As for the relationship between the client and the composer, it may sound very strange in contrast to Azerbaijani realities, but for the score to The Inspector General, I was paid twice more than the contract said. After the performance, the client said that they liked the music very much and that they believed the contract amount was too small. Perhaps, they were so kind because they knew I was a student. I don’t know… Anyway, they even sent me a thank you note.

And finally, what are your plans for the future?

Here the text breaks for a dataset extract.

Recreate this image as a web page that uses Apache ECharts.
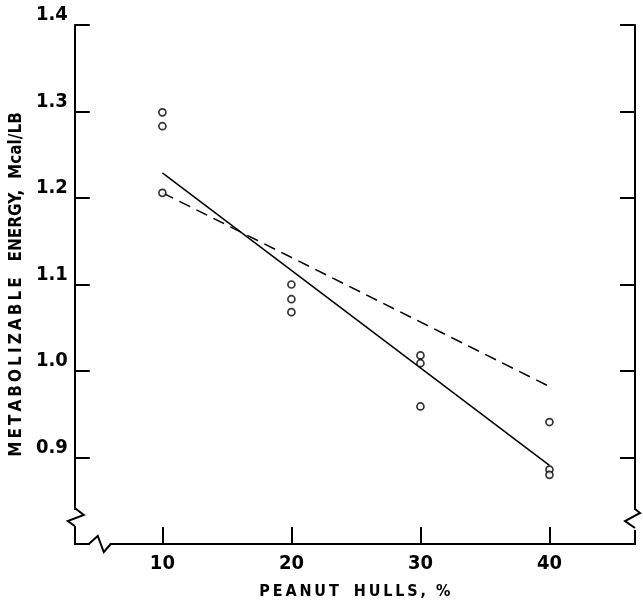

I have many plans and aspirations for the future that I would like to turn into reality. Lately, I have been thinking about Mikayil Mushfig’s poetry, and I am composing music for some of his poems, as well as for his essay “Oil Workers”. I also plan on composing a piano concerto, which I promised to my friend, pianist Zakir Asadov, a long time ago. And I want to get back to teaching, because to eliminate some negative phenomena we keep complaining about and to solve those problems, we need to work with the younger generations interactively. In general, if we don’t take on the field of musical education in earnest, if education is not organized at a high level, if there are no translations of important textbooks and research papers and if young, promising and well-educated composers and musicologists don’t get involved in this process, art music in Azerbaijan may lose its face completely in a few years. I hope that these issues will be resolved at least to some extent in the nearest future.